Parabola Plotting Web Pages

Thanks to HTML5, graphics is now available on web pages.

Using this feature to design parabolas, is as an

example of what is now available. 


Different applications require parabolas having different

focal points. For convenience, let focal length be define

relative to the parabola's radius. The old camera flash 

bulbs use to use a parabola similar to above. Parabolas

follow the equation below.  

     y = X^2/(4*focal)

When the focal is .25, y will be one when x is one. 

This webpage allows a focal point to be entered

and it will do all the plotting.  

Something like a solar cooker might require a focal

length more like shown below. 


When the focal is 1, y will be 0.25 when x is one. 

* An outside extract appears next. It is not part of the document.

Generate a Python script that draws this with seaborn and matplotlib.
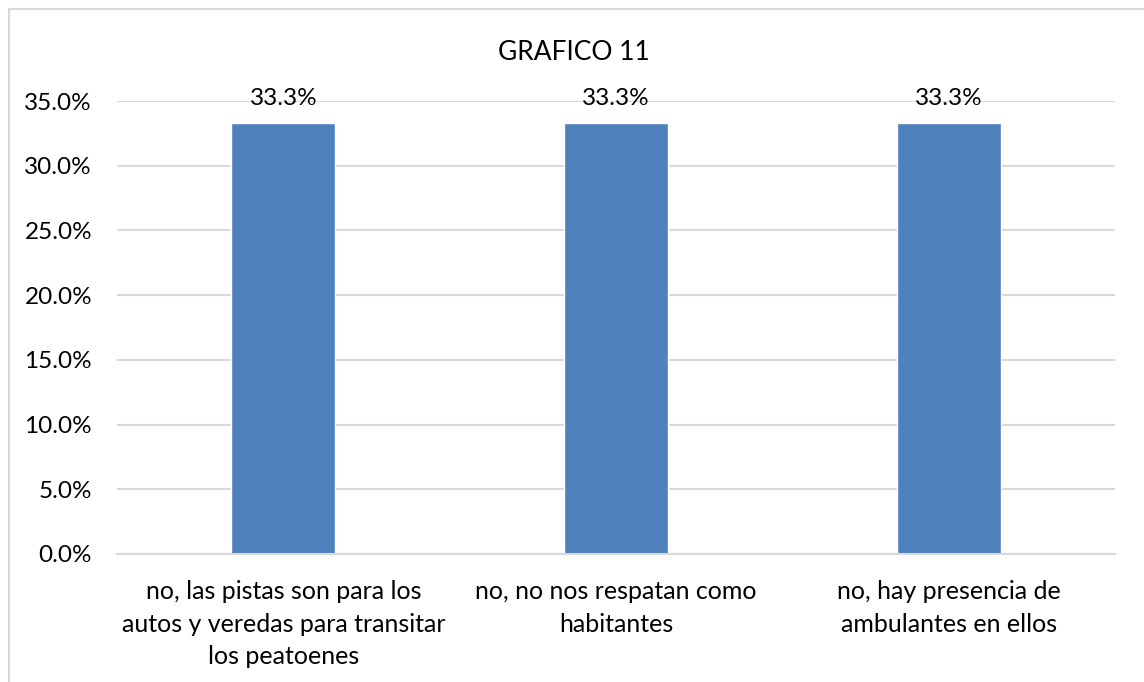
import matplotlib
matplotlib.use('Agg')
import matplotlib.pyplot as plt
import matplotlib.patches as mpatches
from matplotlib.ticker import PercentFormatter
import pandas as pd
import seaborn as sns

# data
categories = ['no, las pistas son para los\nautos y veredas para transitar\nlos peatoenes',
              'no, no nos respatan como\nhabitantes',
              'no, hay presencia de\nambulantes en ellos']
values = [0.333, 0.333, 0.333]
value_labels = ['33.3%', '33.3%', '33.3%']
yticks = [0.0, 0.05, 0.10, 0.15, 0.20, 0.25, 0.30, 0.35]

df = pd.DataFrame({'categoria': categories, 'valor': values})

sns.set_style('white')
plt.rcParams['font.family'] = ['Lato', 'DejaVu Sans']

fig = plt.figure(figsize=(11.44, 6.82), dpi=100)
ax = fig.add_axes([117 / 1144, 1 - 554 / 682, 998 / 1144, 453 / 682])

sns.barplot(data=df, x='categoria', y='valor', color='#4F81BD', saturation=1,
            width=0.313, ax=ax)

ax.set_ylim(0, 0.35)
ax.set_yticks(yticks)
ax.yaxis.set_major_formatter(PercentFormatter(xmax=1, decimals=1))
ax.grid(axis='y', color='#D9D9D9', linewidth=1.5)
ax.set_axisbelow(True)
for s in ['top', 'right', 'left']:
    ax.spines[s].set_visible(False)
ax.spines['bottom'].set_color('#D9D9D9')
ax.spines['bottom'].set_linewidth(1.5)
ax.tick_params(axis='both', length=0, labelsize=17.5, colors='#000000')
ax.tick_params(axis='y', pad=18)
ax.tick_params(axis='x', pad=19)
ax.set_xlabel('')
ax.set_ylabel('')
for lab in ax.get_xticklabels():
    lab.set_linespacing(1.5)
    lab.set_fontsize(18)

for i, (v, txt) in enumerate(zip(values, value_labels)):
    ax.annotate(txt, (i, v), xytext=(0, 10), textcoords='offset points',
                ha='center', va='bottom', fontsize=17.5, color='#000000')

fig.text(574 / 1144, 1 - 53 / 682, 'GRAFICO 11', ha='center', va='center',
         fontsize=19, color='#000000')

# outer chart border (clipped at right and bottom like the original)
border = mpatches.Rectangle((9 / 1144, -0.1), 1.2, 1 - 9 / 682 + 0.1,
                            transform=fig.transFigure, fill=False,
                            edgecolor='#D9D9D9', linewidth=1.5)
fig.patches.append(border)

fig.savefig('out.png', dpi=100)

So X can be thought of as the radius of the parabola,

and y as being the depth. 

Some applications may want the focal point to be close

to one half the depth. 


Making the focal length equal to sqrt(1/8) will do 

the job.  


This same graphing feature can be extended to a web

page that can actually graph out the segments of 

the parabola.

In this webpage, select a focal length and select

whether to plot segments or the parabola sides.  


The parabola plots x as being step by 

a consistent amount and the corresponding 

y values displayed as lines.  


The web pages have been designed to be able to 

directly print out the curves on one page. Or 

they can be saved as a pdf file. 

Print out three segments and the left and 

right sides, then construct the parabola. This

will show how well everything lines up. All the 

lines are present for alignment purposes.


The segments have been designed to have a consistent 

spacing in the x direction. The curve of the segments

will align themselves with both the x and y lines

on the left and right sides. 


The web page is plotting everything on a 700x700 canvas.

Things have been simplified for a one page printout. Unlike

most plotting resources, the x and y are not seeing a funny

auto scale. 

The plot is for now a bit map. The plot will define the shape

to a focal length relative to a radius. One could import the

plots into an application to do some size scaling. It should

be possible to build any size and shape of a parabola desired.